In the summer of 1974, Judge W. Arthur Garrity ordered busing in the Boston Public School system.
1960s and 1970s: Protest, Debate, and Violence in the "Cradle of Liberty"
Many of the battles over equal education in the lead up and aftermath of Judge Garrity's decision took place in neighborhoods and at sites that now comprise the National Parks of Boston. Places associated with the American Revolution along the "Freedom Trail" became battlegrounds once again. These sites include the Old State House, Faneuil Hall, Bunker Hill Monument in Charlestown, Dorchester Heights in South Boston, as well as the Robert Gould Shaw/54th Regiment Memorial. Visit the interactive map in the "Desegregation in the 'Cradle of Liberty'" article, or use the article links below to further explore this tumultuous period in Boston's history
School Desegregation Protests Across Boston
At this memorial, activists rallied and protested during the 20th century Black Education Movement.
In the struggle to desegregate Boston Public schools in the 1970s, activists rallied and protested in downtown Boston.
When busing came to Charlestown in 1975, parents reacted by protesting in the streets around the Bunker Hill Monument.
Sharing a hill with South Boston High School, Dorchester Heights served as a site of unrest and protest during Boston's busing crisis.
Footnotes
[1] Robert P. Green, Jr., ed.

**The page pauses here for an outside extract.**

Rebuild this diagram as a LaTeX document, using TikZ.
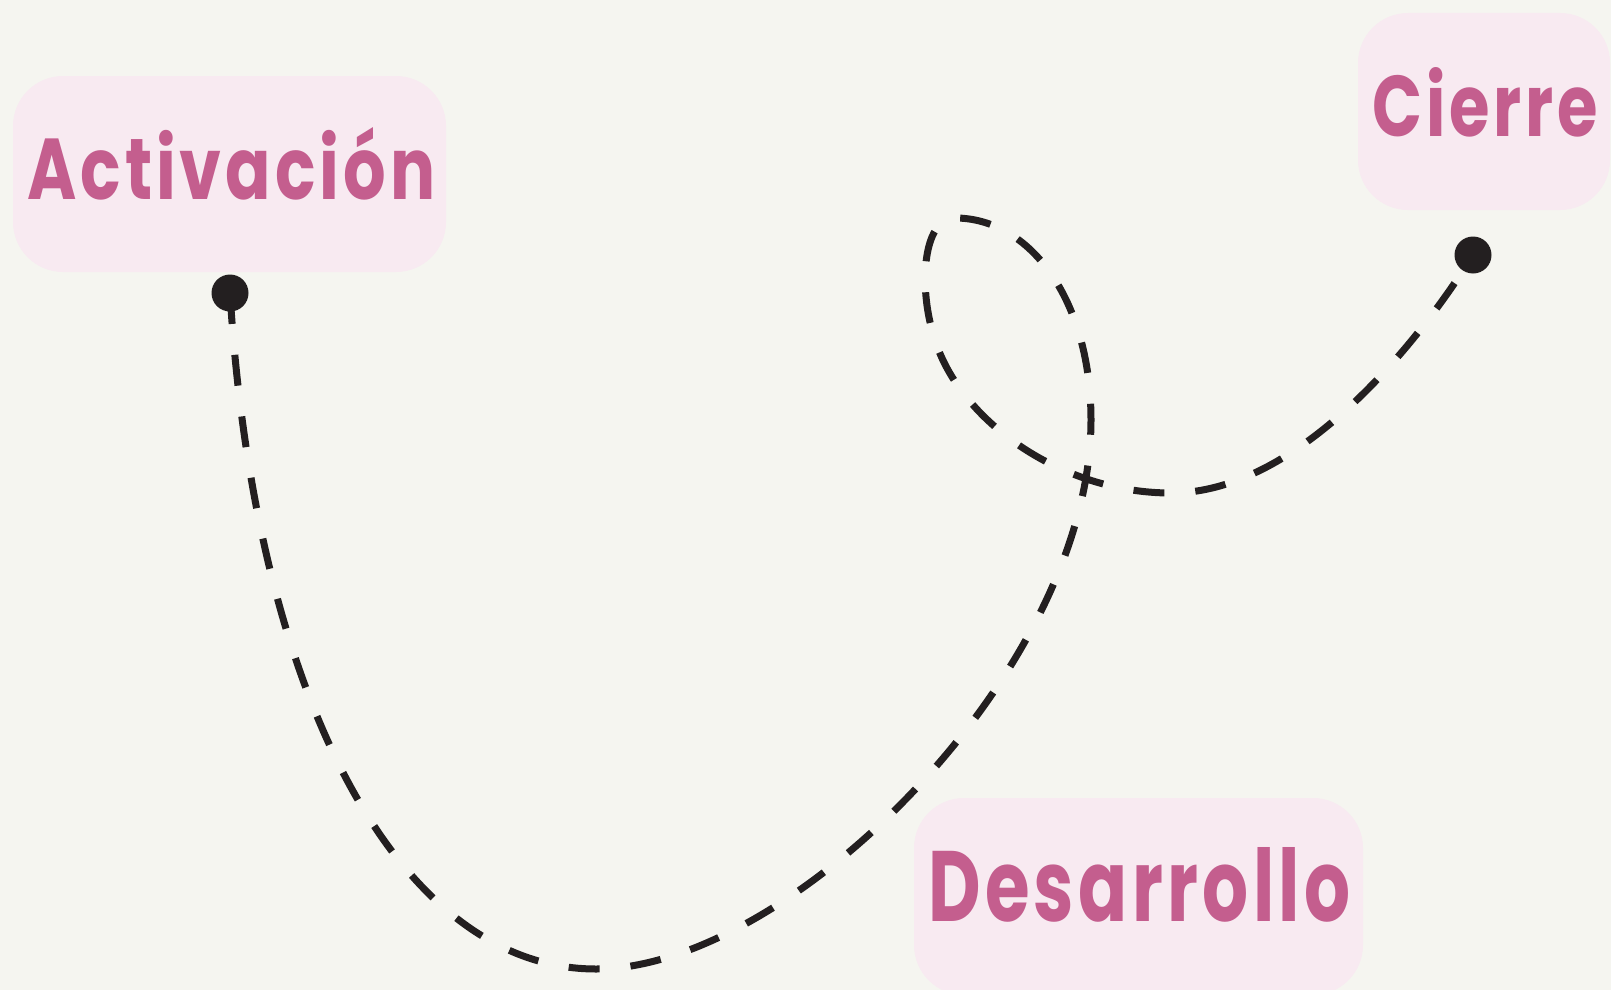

Equal Protection and the African American Constitutional Experience, (Greenwood Press: Westport, CT, 2000), 38-39.
[2] ShaVonte’ Mills, "An African School for African Americans: Black Demands for Education in Antebellum Boston," History of Education Quarterly 61, no. 4 (2021): 478–502.
[3] Zebulon Vance Miletsky, Before Busing: A History of Boston's Long Black Freedom Struggle, (University of North Carolina Press, 2022), 82.
[4] Ruth Batson, "Higginson School District Parents letter to Mayor Collins in The Black Educational Movement in Boston: a Sequence of historical events: A Chronology," (Northeastern University School of Education, 2001), 85b.
[5] Jim Vabrel, A People's History of the New Boston, (University of Massachusetts Press, 2014), 22-23.